Der 44. Kongress der Deutschen Gesellschaft für Empirische Kulturwissenschaft (DGEKW) nimmt mit dem Alltag ein Thema in den Blick, für das die ausrichtende Institution, das Seminar für Kulturanthropologie des Textilen an der TU Dortmund, seine besondere Expertise bereitstellt. Vor diesem Hintergrund adressiert der Kongress auch Fragen nach der Bedeutung materieller Kultur in alltäglichen Lebenswelten, nach Moden und Konjunkturen, nach den spezifischen Herausforderungen sowie Potenzialen in der Vermittlung kulturwissenschaftlichen Wissens über den Alltag.

Der Kongress will eine tiefere Auseinandersetzung mit Alltag als analytischer Kategorie in der Formierung und Erforschung gegenwärtiger sowie historischer Gesellschaften anregen. Es sind sowohl theoretische als auch empirische und praxisorientierte Beiträge erwünscht, die gegenwartsbezogen, historisch oder vergleichend ausgerichtet sein können und die u. a. die folgenden vier Themenkomplexe in den Blick nehmen können:

  1. Ethnografie und Kulturanalyse des Alltags: Wie gestalten Menschen ihren Alltag, wie problematisieren sie ihn und wie fordern sie Handlungsmacht in der Transformation alltäglicher Strukturen ein? Welche Rolle spielen Medien, technische Infrastrukturen, nicht-menschliche Akteure? Wie formieren sich Prozesse der Veralltäglichung auch im historischen Vergleich?
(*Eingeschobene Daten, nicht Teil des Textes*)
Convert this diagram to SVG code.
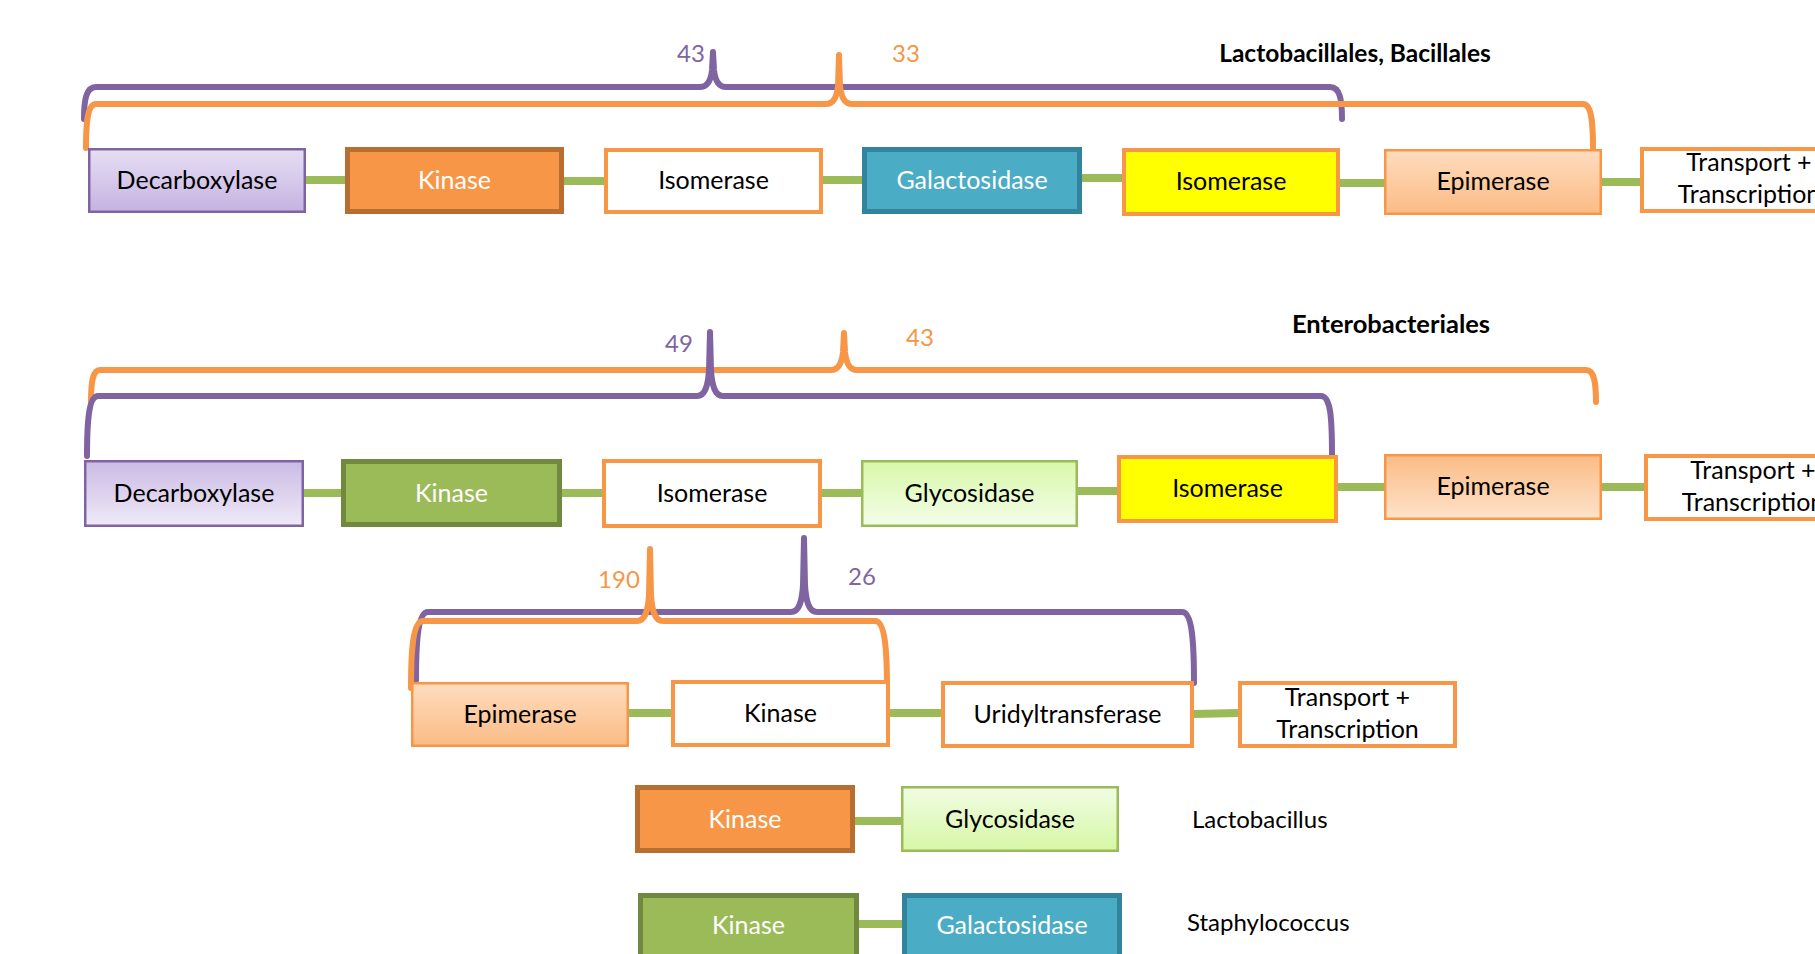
<svg xmlns="http://www.w3.org/2000/svg" width="1815" height="954" viewBox="0 0 1815 954">
<defs>
<linearGradient id="lavA" x1="0" y1="0" x2="0" y2="1"><stop offset="0" stop-color="#e6def3"/><stop offset="1" stop-color="#c5b3e1"/></linearGradient>
<linearGradient id="lavB" x1="0" y1="0" x2="0" y2="1"><stop offset="0" stop-color="#cbbbe5"/><stop offset="1" stop-color="#efe9f7"/></linearGradient>
<linearGradient id="peachA" x1="0" y1="0" x2="0" y2="1"><stop offset="0" stop-color="#fedcbe"/><stop offset="1" stop-color="#fbbc86"/></linearGradient>
<linearGradient id="peachB" x1="0" y1="0" x2="0" y2="1"><stop offset="0" stop-color="#fbbc86"/><stop offset="1" stop-color="#fee2ca"/></linearGradient>
<linearGradient id="grnA" x1="0" y1="0" x2="0" y2="1"><stop offset="0" stop-color="#d9f8aa"/><stop offset="1" stop-color="#f3fde8"/></linearGradient>
<linearGradient id="grnB" x1="0" y1="0" x2="0" y2="1"><stop offset="0" stop-color="#f0fce2"/><stop offset="1" stop-color="#d7f7a6"/></linearGradient>
</defs>
<style>
text{font-family:"Lato","Liberation Sans",sans-serif;font-size:25px;text-anchor:middle;fill:#000}
.w{fill:#fff}
.num{font-size:24px}
.np{fill:#7f65a1}
.no{fill:#f79646}
.title{font-weight:bold;font-size:24.5px}
.sp{font-size:24px;text-anchor:start}
.dec{stroke:#8064a2;stroke-width:2.5}
.ko{fill:#f79646;stroke:#b86d31;stroke-width:5}
.kg{fill:#9bbb59;stroke:#71893f;stroke-width:5}
.wo{fill:#fff;stroke:#f79646;stroke-width:4}
.ga{fill:#4bacc6;stroke:#31849b;stroke-width:5}
.ye{fill:#ffff00;stroke:#f79646;stroke-width:4}
.ep{stroke:#f79646;stroke-width:2.5}
.gl{stroke:#9bbb59;stroke-width:2.5}
.con line{stroke:#9bbb59;stroke-width:8}
.br{fill:none;stroke-width:6;stroke-linecap:round;stroke-linejoin:round}
.bp{stroke:#8064a2}
.bo{stroke:#f79646}
</style>

<g id="connectors" class="con">
<line x1="306" y1="180" x2="345" y2="180"/>
<line x1="564" y1="181" x2="604" y2="181"/>
<line x1="823" y1="180" x2="862" y2="180"/>
<line x1="1082" y1="178" x2="1122" y2="178"/>
<line x1="1340" y1="183" x2="1384" y2="183"/>
<line x1="1602" y1="182" x2="1640" y2="182"/>
<line x1="304" y1="493" x2="341" y2="493"/>
<line x1="562" y1="493" x2="602" y2="493"/>
<line x1="822" y1="493" x2="861" y2="493"/>
<line x1="1078" y1="491" x2="1117" y2="491"/>
<line x1="1338" y1="487" x2="1384" y2="487"/>
<line x1="1602" y1="487" x2="1644" y2="487"/>
<line x1="629" y1="713" x2="671" y2="713"/>
<line x1="890" y1="713" x2="941" y2="713"/>
<line x1="1194" y1="714" x2="1238" y2="713"/>
<line x1="855" y1="821" x2="901" y2="821"/>
<line x1="859" y1="924" x2="902" y2="924"/>
</g>

<g id="brackets-row1">
<path class="br bp" d="M84,119 C84,100 86,87 96,87 L700,87 C708,87 711,80 712,70 L713,52 L714,70 C715,80 718,87 726,87 L1330,87 C1340,87 1342,100 1342,119"/>
<path class="br bo" d="M86,148 C86,125 87,104 96,104 L826,104 C834,104 837,96 838,86 L839,55 L840,86 C841,96 844,104 852,104 L1583,104 C1592,104 1593,125 1593,148"/>
<text class="num np" x="691" y="62">43</text>
<text class="num no" x="906" y="62">33</text>
<text class="title" x="1355" y="62">Lactobacillales, Bacillales</text>
</g>

<g id="brackets-row2">
<path class="br bo" d="M91,402 C91,385 92,370 100,370 L831,370 C839,370 842,362 843,352 L844,333 L845,352 C846,362 849,370 857,370 L1586,370 C1595,370 1596,385 1596,402"/>
<path class="br bp" d="M87,456 C87,420 89,396 98,396 L697,396 C705,396 708,386 709,370 L710,332 L711,370 C712,386 715,396 723,396 L1321,396 C1331,396 1332,420 1332,456"/>
<text class="num np" x="679" y="352">49</text>
<text class="num no" x="920" y="346">43</text>
<text class="title" x="1391" y="333" style="font-size:25.5px">Enterobacteriales</text>
</g>

<g id="brackets-row3">
<path class="br bp" d="M416,680 C416,640 418,612 428,612 L791,612 C799,612 802,602 803,585 L804,538 L805,585 C806,602 809,612 817,612 L1182,612 C1192,612 1194,640 1194,683"/>
<path class="br bo" d="M411,688 C411,650 413,621 423,621 L637,621 C645,621 648,611 649,595 L650,549 L651,595 C652,611 655,621 663,621 L875,621 C885,621 887,650 887,688"/>
<text class="num no" x="619" y="588">190</text>
<text class="num np" x="862" y="585">26</text>
</g>

<g id="r1-decarboxylase"><rect class="dec" x="89.25" y="149.25" width="215.5" height="62.5" fill="url(#lavA)"/><text x="197" y="189">Decarboxylase</text></g>
<g id="r1-kinase"><rect class="ko" x="347.5" y="149.5" width="214" height="62"/><text class="w" x="454.5" y="189">Kinase</text></g>
<g id="r1-isomerase"><rect class="wo" x="606" y="150" width="215" height="62"/><text x="713.5" y="189">Isomerase</text></g>
<g id="r1-galactosidase"><rect class="ga" x="864.5" y="149.5" width="215" height="62"/><text class="w" x="972" y="189">Galactosidase</text></g>
<g id="r1-isomerase2"><rect class="ye" x="1124" y="150" width="214" height="64"/><text x="1231" y="190">Isomerase</text></g>
<g id="r1-epimerase"><rect class="ep" x="1385.25" y="150.25" width="215.5" height="63.5" fill="url(#peachA)"/><text x="1493" y="190">Epimerase</text></g>
<g id="r1-transport"><rect class="wo" x="1642" y="149" width="214" height="62"/><text x="1749" y="171">Transport +</text><text x="1749" y="203">Transcription</text></g>

<g id="r2-decarboxylase"><rect class="dec" x="85.25" y="461.25" width="217.5" height="64.5" fill="url(#lavB)"/><text x="194" y="502">Decarboxylase</text></g>
<g id="r2-kinase"><rect class="kg" x="343.5" y="461.5" width="216" height="63"/><text class="w" x="451.5" y="502">Kinase</text></g>
<g id="r2-isomerase"><rect class="wo" x="604" y="461" width="216" height="65"/><text x="712" y="502">Isomerase</text></g>
<g id="r2-glycosidase"><rect class="gl" x="862.25" y="461.25" width="214.5" height="64.5" fill="url(#grnA)"/><text x="969.5" y="502">Glycosidase</text></g>
<g id="r2-isomerase2"><rect class="ye" x="1119" y="457" width="217" height="64"/><text x="1227.5" y="497">Isomerase</text></g>
<g id="r2-epimerase"><rect class="ep" x="1385.25" y="455.25" width="215.5" height="63.5" fill="url(#peachB)"/><text x="1493" y="495">Epimerase</text></g>
<g id="r2-transport"><rect class="wo" x="1646" y="456" width="214" height="63"/><text x="1753" y="479">Transport +</text><text x="1753" y="511">Transcription</text></g>

<g id="r3-epimerase"><rect class="ep" x="412.25" y="683.25" width="215.5" height="62.5" fill="url(#peachA)"/><text x="520" y="723">Epimerase</text></g>
<g id="r3-kinase"><rect class="wo" x="673" y="682" width="215" height="63"/><text x="780.5" y="722">Kinase</text></g>
<g id="r3-uridyltransferase"><rect class="wo" x="943" y="683" width="249" height="63"/><text x="1067.5" y="723">Uridyltransferase</text></g>
<g id="r3-transport"><rect class="wo" x="1240" y="683" width="215" height="63"/><text x="1347.5" y="706">Transport +</text><text x="1347.5" y="738">Transcription</text></g>

<g id="r4-kinase"><rect class="ko" x="637.5" y="787.5" width="215" height="63"/><text class="w" x="745" y="828">Kinase</text></g>
<g id="r4-glycosidase"><rect class="gl" x="902.25" y="787.25" width="215.5" height="63.5" fill="url(#grnB)"/><text x="1010" y="828">Glycosidase</text></g>
<g id="r4-label"><text class="sp" x="1192" y="828">Lactobacillus</text></g>

<g id="r5-kinase"><rect class="kg" x="640.5" y="895.5" width="216" height="63"/><text class="w" x="748.5" y="934">Kinase</text></g>
<g id="r5-galactosidase"><rect class="ga" x="904.5" y="895.5" width="215" height="63"/><text class="w" x="1012" y="934">Galactosidase</text></g>
<g id="r5-label"><text class="sp" x="1187" y="931">Staphylococcus</text></g>
</svg>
  2. Theorien/Konzepte/Modelle: Mit welchen Konzeptionen von Alltag operiert die Kulturanalyse? In welcher Beziehung steht der Alltagsbegriff zu benachbarten Konzepten?
  3. Fachhistorische und wissenschaftspolitische Fragen: Wie prägte die Auseinandersetzung mit dem Alltag die kognitive Identität des Fachzusammenhangs Empirische Kulturwissenschaft/Kulturanthropologie/Europäische Ethnologie/Volkskunde? Welche wissenschaftspolitischen Implikationen ergeben sich aus einer Kulturanalyse des Alltags?
  4. Öffentlichkeiten und Interventionen: Wie wird komplexes Wissen über den Alltag im Museum, in der Kulturarbeit oder in der kulturellen Bildung erforscht und vermittelt? Welche Öffentlichkeiten können in welcher Weise adressiert werden? Wie inspiriert die Vermittlung wiederum die theoretisch-konzeptionelle Auseinandersetzung mit dem Alltagsbegriff?